Each new generation of electronic kit has refined the usefulness of components, typically through modularization to make the pieces more “plug-n-play” easy and Circuit Scribe is no exception.
What sets Circuit Scribe apart from its peers is that the “wires” which connect the various components together – thus completing the circuit – are drawn freehand on paper using special conductive ink pens. This has a natural “hands-on” appeal for kids that want to draw and make their drawings “do something.”
A project as simple as connecting a battery to an LED actually generated two bright lights – one on the LED itself, and one on the child’s face when they realize that the wires they “drew” actually worked!
We had some problems using the supplied conductive ink pens. First, students tended to use them as they might a regular pen – with downward pressure that generates a narrow line of ink. Second, we used a hard surface for drawing and design – in hindsight, a softer surface might have worked better but our lab environment did not allow for this. Third, the pens seemed to empty fairly quickly – causing problems for a couple of students attempting to draw circuits. Fourth, all of the students required “debugging” time whereby they’d draw a circuit and then we’d spend time inspecting their result to look for flaws which might result in breaks of electric current and thus an open circuit. In some cases – students were able to quickly remedy faults and achieve success; in other cases – they became frustrated when they couldn’t fix things and see success.

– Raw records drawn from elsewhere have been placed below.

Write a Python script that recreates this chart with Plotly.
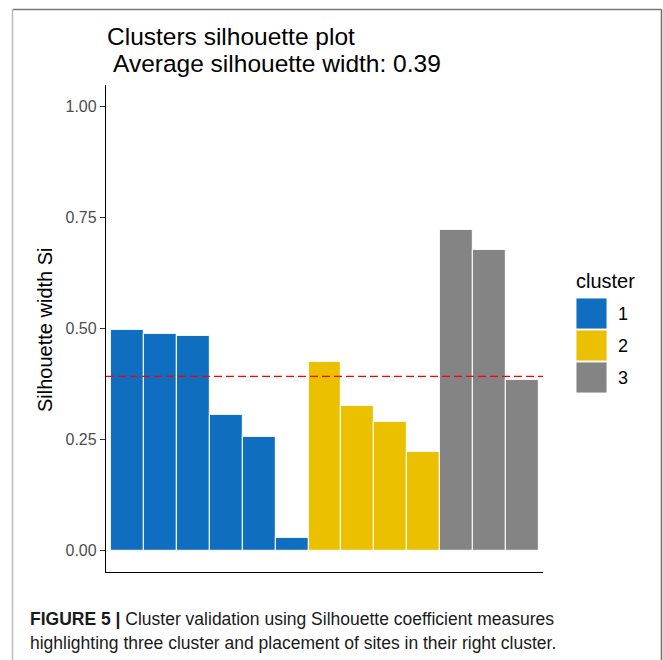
import plotly.graph_objects as go

# Silhouette widths of each site, grouped by cluster (sorted within cluster)
cluster_labels = ["1", "2", "3"]
cluster_colors = ["#0F6EC0", "#EBC000", "#848484"]
sil_cluster1 = [0.497, 0.488, 0.484, 0.306, 0.255, 0.028]
sil_cluster2 = [0.425, 0.327, 0.289, 0.223]
sil_cluster3 = [0.722, 0.677, 0.384]
y_ticks = [0.0, 0.25, 0.5, 0.75, 1.0]
y_tick_text = ["0.00", "0.25", "0.50", "0.75", "1.00"]

W, H = 663, 660
FONT = "Liberation Sans, Arial, sans-serif"


def px_x(x):
    return x / W


def px_y(y):
    return 1 - y / H


groups = [sil_cluster1, sil_cluster2, sil_cluster3]
all_values = [v for g in groups for v in g]
avg_width = sum(all_values) / len(all_values)

fig = go.Figure()
pos = 0
for label, color, vals in zip(cluster_labels, cluster_colors, groups):
    xs = list(range(pos, pos + len(vals)))
    pos += len(vals)
    fig.add_trace(go.Bar(
        x=xs, y=vals, width=1.0, name=label,
        marker=dict(color=color, line=dict(color="rgba(255,255,255,0.85)", width=1.2)),
        showlegend=False,
    ))

n = len(all_values)
panel_l, panel_r, panel_t, panel_b = 106, 543, 85, 572

fig.update_layout(
    width=W, height=H,
    margin=dict(l=0, r=0, t=0, b=0),
    paper_bgcolor="white", plot_bgcolor="white",
    bargap=0, barmode="overlay",
    font=dict(family=FONT),
    xaxis=dict(
        domain=[px_x(panel_l), px_x(panel_r)],
        range=[-0.65, n - 1 + 0.62],
        showline=True, linecolor="black", linewidth=1.3,
        showticklabels=False, ticks="", showgrid=False, zeroline=False,
    ),
    yaxis=dict(
        domain=[px_y(panel_b), px_y(panel_t)],
        range=[-0.048, 1.049],
        showline=True, linecolor="black", linewidth=1.3,
        tickvals=y_ticks, ticktext=y_tick_text,
        ticks="outside", ticklen=5, tickwidth=1.2, tickcolor="#333333",
        tickfont=dict(size=16, color="#4D4D4D", family=FONT),
        showgrid=False, zeroline=False,
    ),
)

# Average silhouette width reference line
fig.add_shape(type="line", xref="x domain", yref="y", x0=0, x1=1,
              y0=avg_width, y1=avg_width,
              line=dict(color="#FF0000", width=1.4, dash="8px,4px"))

annotations = [
    dict(text="Clusters silhouette plot", x=px_x(105), y=px_y(36),
         font=dict(size=24.5, color="black")),
    dict(text="Average silhouette width: %.2f" % avg_width, x=px_x(111), y=px_y(63),
         font=dict(size=24.5, color="black")),
    dict(text="Silhouette width Si", x=px_x(45), y=px_y(330), textangle=-90,
         xanchor="center", font=dict(size=20, color="black")),
    dict(text="cluster", x=px_x(574), y=px_y(281),
         font=dict(size=20, color="black")),
    dict(text="<b>FIGURE 5 |</b> Cluster validation using Silhouette coefficient measures",
         x=px_x(28), y=px_y(619), font=dict(size=17.5, color="#1a1a1a")),
    dict(text="highlighting three cluster and placement of sites in their right cluster.",
         x=px_x(28), y=px_y(643), font=dict(size=17.5, color="#1a1a1a")),
]

# Legend keys for the clusters
key_top = 298
for i, (label, color) in enumerate(zip(cluster_labels, cluster_colors)):
    y0 = key_top + i * 32
    fig.add_shape(type="rect", xref="paper", yref="paper",
                  x0=px_x(576), x1=px_x(607), y0=px_y(y0), y1=px_y(y0 + 31),
                  fillcolor=color, line=dict(color="rgba(255,255,255,0.9)", width=1))
    annotations.append(dict(text=label, x=px_x(616), y=px_y(y0 + 16),
                            font=dict(size=18, color="black")))

for a in annotations:
    a.setdefault("xanchor", "left")
    a.update(xref="paper", yref="paper", yanchor="middle", showarrow=False)
    a["font"]["family"] = FONT
fig.update_layout(annotations=annotations)

# Figure frame
frame = [
    (12.5, 9.5, 661.5, 9.5, "#7a7a7a"),
    (661.5, 9.5, 661.5, 660, "#6e6e6e"),
    (12.5, 9.5, 12.5, 660, "#bdbdbd"),
]
for x0, y0, x1, y1, c in frame:
    fig.add_shape(type="line", xref="paper", yref="paper",
                  x0=px_x(x0), y0=px_y(y0), x1=px_x(x1), y1=px_y(y1),
                  line=dict(color=c, width=1.5))

fig.write_html("out.html")
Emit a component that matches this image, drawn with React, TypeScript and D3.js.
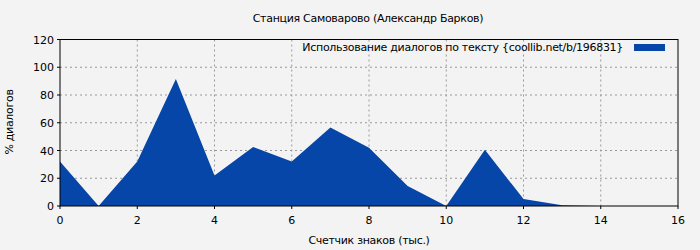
import React from "react";
import * as d3 from "d3";

const xValues = [0, 1, 2, 3, 4, 5, 6, 7, 8, 9, 10, 11, 12, 13, 14, 15, 16];
const yValues = [32, 0, 32, 91.5, 22, 42.5, 32, 56.5, 42, 14.5, 0, 40.5, 5, 0.5, 0, 0, 0];
const xTicks = [0, 2, 4, 6, 8, 10, 12, 14, 16];
const yTicks = [0, 20, 40, 60, 80, 100, 120];
const title = "Станция Самоварово (Александр Барков)";
const xLabel = "Счетчик знаков (тыс.)";
const yLabel = "% диалогов";
const legendLabel = "Использование диалогов по тексту {coollib.net/b/196831}";

export default function App() {
  const W = 700, H = 250;
  const L = 60, R = 678, T = 39.5, B = 206;
  const x = d3.scaleLinear().domain([0, 16]).range([L, R]);
  const y = d3.scaleLinear().domain([0, 120]).range([B, T]);
  const area = d3.area<number>()
    .x((_, i) => x(xValues[i]))
    .y0(y(0))
    .y1((d) => y(d));
  const font = "DejaVu Sans, sans-serif";
  const ls = -0.3;
  return (
    <svg width={W} height={H} style={{ position: "absolute", left: 0, top: 0 }} fontFamily={font}>
      <rect x={0} y={0} width={W} height={H} fill="#f3f3f3" />
      <text x={368} y={22} textAnchor="middle" fontSize={11} letterSpacing={ls} fill="#000">{title}</text>
      {xTicks.slice(1, -1).map((t) => (
        <line key={"gx" + t} x1={x(t)} x2={x(t)} y1={T} y2={B} stroke="#999" strokeDasharray="2,3" />
      ))}
      {yTicks.slice(1, -1).map((t) => (
        <line key={"gy" + t} x1={L} x2={R} y1={y(t)} y2={y(t)} stroke="#999" strokeDasharray="2,3" />
      ))}
      <path d={area(yValues) || ""} fill="#0646a8" />
      <rect x={L} y={T} width={R - L} height={B - T} fill="none" stroke="#000" strokeWidth={1} />
      {yTicks.map((t) => (
        <g key={"ty" + t}>
          <line x1={L - 3} x2={L} y1={y(t)} y2={y(t)} stroke="#000" />
          <text x={L - 6} y={y(t) + 4} textAnchor="end" fontSize={11}>{t}</text>
        </g>
      ))}
      {xTicks.map((t) => (
        <g key={"tx" + t}>
          <line x1={x(t)} x2={x(t)} y1={B} y2={B + 3} stroke="#000" />
          <text x={x(t)} y={B + 18} textAnchor="middle" fontSize={11}>{t}</text>
        </g>
      ))}
      <text x={369} y={244} textAnchor="middle" fontSize={11} letterSpacing={ls}>{xLabel}</text>
      <text transform={`translate(13,122) rotate(-90)`} textAnchor="middle" fontSize={11} letterSpacing={ls}>{yLabel}</text>
      <text x={623} y={51} textAnchor="end" fontSize={11} letterSpacing={ls}>{legendLabel}</text>
      <rect x={634} y={44} width={31} height={7} fill="#0646a8" />
    </svg>
  );
}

Another problem was the natural tendency for students to “doodle” while trying to draw circuits. In some cases – this was a success – mixing creativity with success, while in other cases it was a failure – using the expensive pen as a doodling tool without understanding what was needed. One option might be to first have the student draw their circuits on regular paper with normal ink to gain “approval” prior to making the commitment using the conductive ink pen.
A “hindsight is 20/20” thought – having an electric multimeter tester available might be handy for testing how well student’s lines are drawn – by demonstrating whether they’ll hold an electric current or not.
There are a number of web pages that provide information for making one’s own conductive ink. However tempting this might be – one has to carefully consider all potential ramifications of doing so – especially from a safety point of view.
I tried a low-tech substitute – a high-quality old fashioned graphite lead pencil – without success. Graphite is a conductor of electricity – perhaps not as good as a metal or even the conductive ink provided by Circuit Scribe. But it’s proven technology – and it’s readily available. A good experiment might be to draw a line using Circuit Scribe’s ink and a graphite pencil and test each with a multimeter to find out how close/disparate each is in terms of electric conductivity.
Don’t get me wrong – I think that what the Circuit Scribe folks have done is marvelous. However, from a repeatable project perspective – use of the Circuit Scribe ink is for all intents and purposes unsustainable from a cost perspective (when each pen costs nearly $20USD).
I would give it a C+. The ink gets both high and low points for its uniqueness and cost/effectiveness. And I think the resistor/capacitor components could have been done better to make them more ‘foolproof.’